Desde el inicio, la maternidad divina de María es creída como maternidad virginal: el origen humano de Jesús se realizó sin la intervención de un padre humano. En este origen se muestra el don gratuito de Dios y el nuevo inicio en la historia de la salvación, comparable a la primera creación.
Por otra parte, también María permaneció marcada para siempre por el acontecimiento de la Encarnación: la virginidad es la expresión corporal de su apertura a Dios. En la virginidad perpetua de María encontramos un vínculo entre realidad corporal y virtud espiritual. La Iglesia profesa a María como “siempre Virgen”, virgen antes del parto, en el parto y después del parto (virginitas ante partum, in partu, port partum).
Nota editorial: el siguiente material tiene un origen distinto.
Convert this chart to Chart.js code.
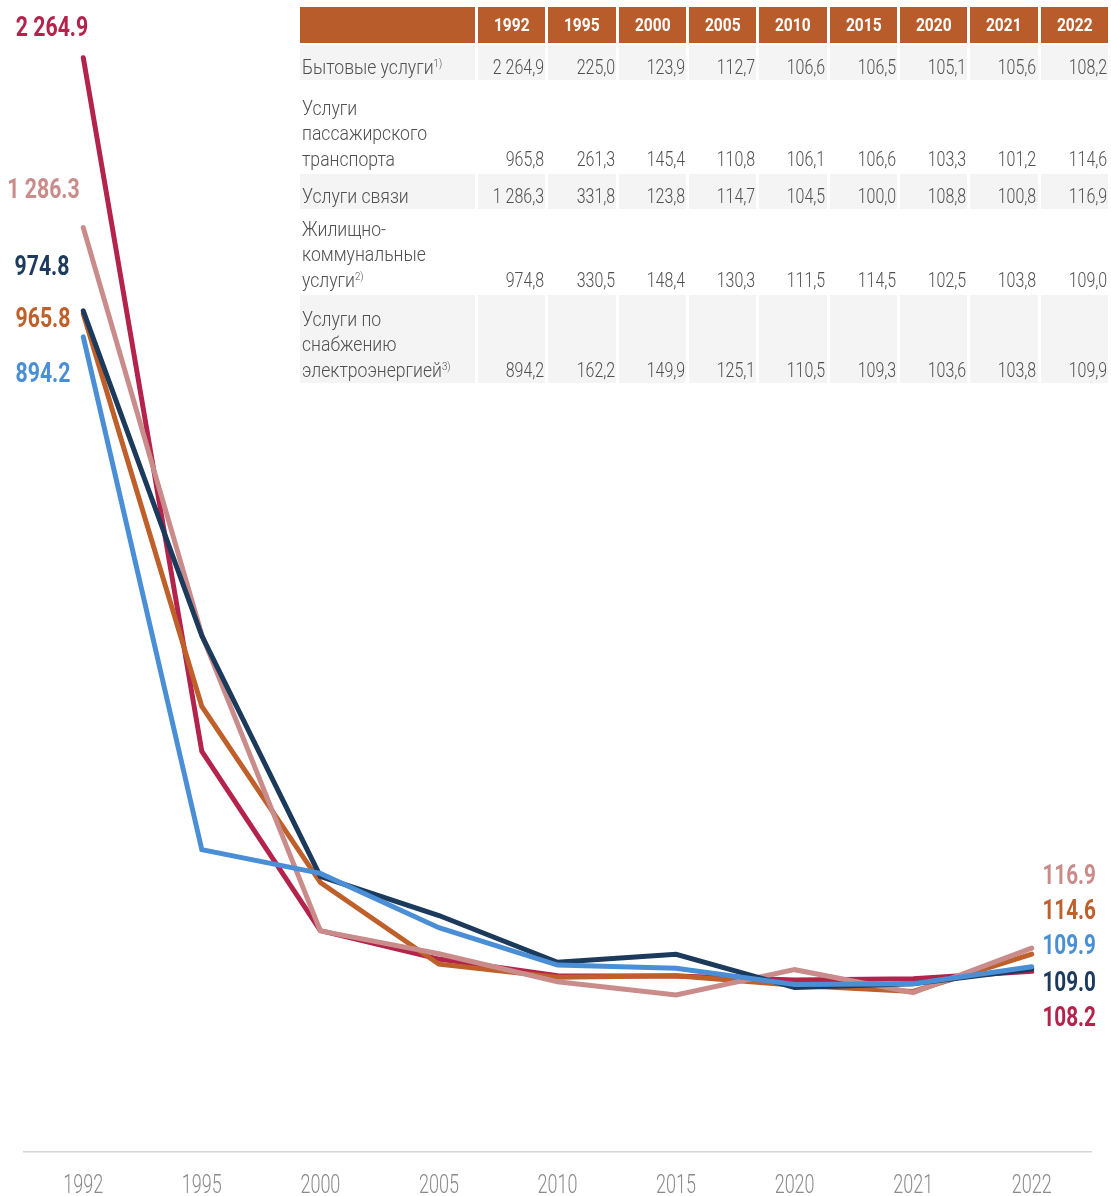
<!DOCTYPE html>
<html><head><meta charset="utf-8">
<script src="https://cdn.jsdelivr.net/npm/chart.js@4.4.1/dist/chart.umd.min.js"></script>
<style>
html,body{margin:0;padding:0;background:#fff;overflow:hidden;}
#wrap{position:relative;width:1111px;height:1196px;overflow:hidden;}
#c{position:absolute;left:0;top:0;}
#tbl{position:absolute;left:297px;top:5px;border-collapse:separate;border-spacing:3px 2px;table-layout:fixed;font-family:Roboto,sans-serif;font-weight:300;color:#505050;font-size:20px;}
#tbl td,#tbl th{box-sizing:border-box;padding:0 1px 0 2px;vertical-align:bottom;line-height:25.5px;white-space:nowrap;}
#tbl th{background:#b95c2b;color:#fff;font-weight:700;height:36px;vertical-align:middle;padding:0;text-align:center;font-size:19px;}
#tbl td{text-align:right;}
#tbl td.l{text-align:left;}
#tbl tr.g td{background:#f4f4f4;}
.n{display:inline-block;transform:scaleX(.8);transform-origin:right bottom;}
.t{display:inline-block;transform:scaleX(.88);transform-origin:left bottom;}
.h{display:inline-block;transform:scaleX(.82);}
sup{font-size:11px;line-height:0;vertical-align:7px;}
</style></head>
<body>
<div id="wrap">
<canvas id="c" width="1111" height="1196"></canvas>
<table id="tbl"></table>
</div>
<script>
// ---- data ----
const years = ['1992','1995','2000','2005','2010','2015','2020','2021','2022'];
const householdServices   = [2264.9, 225.0, 123.9, 112.7, 106.6, 106.5, 105.1, 105.6, 108.2];
const passengerTransport  = [965.8, 261.3, 145.4, 110.8, 106.1, 106.6, 103.3, 101.2, 114.6];
const communication       = [1286.3, 331.8, 123.8, 114.7, 104.5, 100.0, 108.8, 100.8, 116.9];
const housingUtilities    = [974.8, 330.5, 148.4, 130.3, 111.5, 114.5, 102.5, 103.8, 109.0];
const electricitySupply   = [894.2, 162.2, 149.9, 125.1, 110.5, 109.3, 103.6, 103.8, 109.9];
const seriesNames = ['Бытовые услуги','Услуги пассажирского транспорта','Услуги связи','Жилищно-коммунальные услуги','Услуги по снабжению электроэнергией'];
const tableRowLabels = [
  'Бытовые услуги<sup>1)</sup>',
  'Услуги<br>пассажирского<br>транспорта',
  'Услуги связи',
  'Жилищно-<br>коммунальные<br>услуги<sup>2)</sup>',
  'Услуги по<br>снабжению<br>электроэнергией<sup>3)</sup>'
];
const seriesValues = [householdServices, passengerTransport, communication, housingUtilities, electricitySupply];

// ---- styling / layout ----
const seriesColors = ['#b3234b', '#bf5f29', '#c98c8a', '#1b3a5c', '#4a8fd6'];
const drawOrder = [4, 3, 2, 1, 0]; // Chart.js 'order': lower drawn on top
const leftLabelPos  = [[52, 29], [43, 320], [43.5, 191], [42, 268], [43, 375]];
const rightLabelY   = [1019, 912, 877, 984, 947];
const rowHeights = [35, 90, 35, 82, 88];

function fmt(v, dec) {
  const s = v.toFixed(1).split('.');
  const int = s[0].replace(/\B(?=(\d{3})+(?!\d))/g, ' ');
  return int + dec + s[1];
}

// ---- table ----
(function buildTable() {
  const t = document.getElementById('tbl');
  let html = '<colgroup><col style="width:175px">' + years.map(() => '<col style="width:67.5px">').join('') + '</colgroup>';
  html += '<tr><th></th>' + years.map(y => '<th><span class="h">' + y + '</span></th>').join('') + '</tr>';
  seriesValues.forEach((vals, i) => {
    html += '<tr class="' + (i % 2 === 0 ? 'g' : '') + '" style="height:' + rowHeights[i] + 'px"><td class="l"><span class="t">' + tableRowLabels[i] + '</span></td>' +
      vals.map(v => '<td><span class="n">' + fmt(v, ',') + '</span></td>').join('') + '</tr>';
  });
  t.innerHTML = html;
})();

// ---- text helper ----
function drawText(ctx, text, x, y, align, font, color, sx) {
  ctx.save();
  ctx.font = font;
  ctx.fillStyle = color;
  ctx.textBaseline = 'middle';
  ctx.textAlign = align;
  ctx.translate(x, y);
  ctx.scale(sx, 1);
  ctx.fillText(text, 0, 0);
  ctx.restore();
}

const labelsPlugin = {
  id: 'labelsPlugin',
  afterDraw(chart) {
    const ctx = chart.ctx;
    const xs = chart.scales.x;
    const area = chart.chartArea;
    years.forEach((y, i) => {
      drawText(ctx, y, xs.getPixelForValue(i), area.bottom + 35, 'center', '300 25px Roboto', '#8a8a8a', 0.72);
    });
    seriesValues.forEach((vals, i) => {
      const first = vals[0], last = vals[vals.length - 1];
      drawText(ctx, fmt(first, '.'), leftLabelPos[i][0], leftLabelPos[i][1], 'center', '700 28px Roboto', seriesColors[i], 0.76);
      drawText(ctx, fmt(last, '.'), 1096, rightLabelY[i], 'right', '700 28px Roboto', seriesColors[i], 0.74);
    });
  }
};

new Chart(document.getElementById('c'), {
  type: 'line',
  data: {
    labels: years,
    datasets: seriesValues.map((vals, i) => ({
      label: seriesNames[i],
      data: vals,
      borderColor: seriesColors[i],
      backgroundColor: seriesColors[i],
      borderWidth: 5,
      borderCapStyle: 'round',
      pointRadius: 0,
      pointHoverRadius: 0,
      tension: 0,
      fill: false,
      order: drawOrder[i]
    }))
  },
  options: {
    responsive: false,
    animation: false,
    layout: { padding: { left: 24, right: 20, top: 28, bottom: 44 } },
    plugins: { legend: { display: false }, tooltip: { enabled: false } },
    scales: {
      x: {
        offset: true,
        grid: { display: false, drawTicks: false },
        ticks: { display: false },
        border: { display: true, color: '#d6d6d6', width: 1.5 }
      },
      y: {
        type: 'logarithmic',
        display: false,
        bounds: 'data',
        min: 59.3,
        max: 2500
      }
    }
  },
  plugins: [labelsPlugin]
});
</script>
</body></html>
La virginidad de María y la resurrección de Jesús son aquellos elementos de la fe que se confrontan con una mentalidad secularizada, que rechaza la concreción corporal de la intervención de Dios en la historia.
Hoy esta polémica se nutre de un deísmo que niega toda intervención milagrosa de Dios en este mundo; además, está la sospecha de que la exaltación de la virginidad sea un signo de la hostilidad de la Iglesia hacia la vida sexual. Contras estas corrientes hay que mostrar que la fe en la virginidad de María halla su raíz en la historia y que es todo lo contrario a un desprecio del matrimonio y de la condición sexual.
La fe de la Iglesia en la virginidad de María es todavía más antigua que la formulación explícita de la maternidad divina. Mientras que el título “Madre de Dios” se impuso en el siglo IV, encontrando después la aprobación solemne en el Concilio de Éfeso, la designación “Virgen” se reconoce para María ya en el siglo II y se presenta en todos los antiguos símbolos de la fe (como en el Credo9.
Recordemos la fórmula corriente, sobre todo después del Concilio de Éfeso, de la “Santa Virgen Engendradora de Dios”.
En la Iglesia antigua, la virginidad de María era la contraseña de la verdadera divinidad de Jesucristo.
Si Jesús hubiese sigo concebido de modo natural, habría que atribuir todos los títulos marinaos también a José: la paternidad divina, la Inmaculada Concepción, etc. Nos habría quedado solo la veneración de la Santa Familia, pero no el papel específico de María Santísima, y siempre Virgen.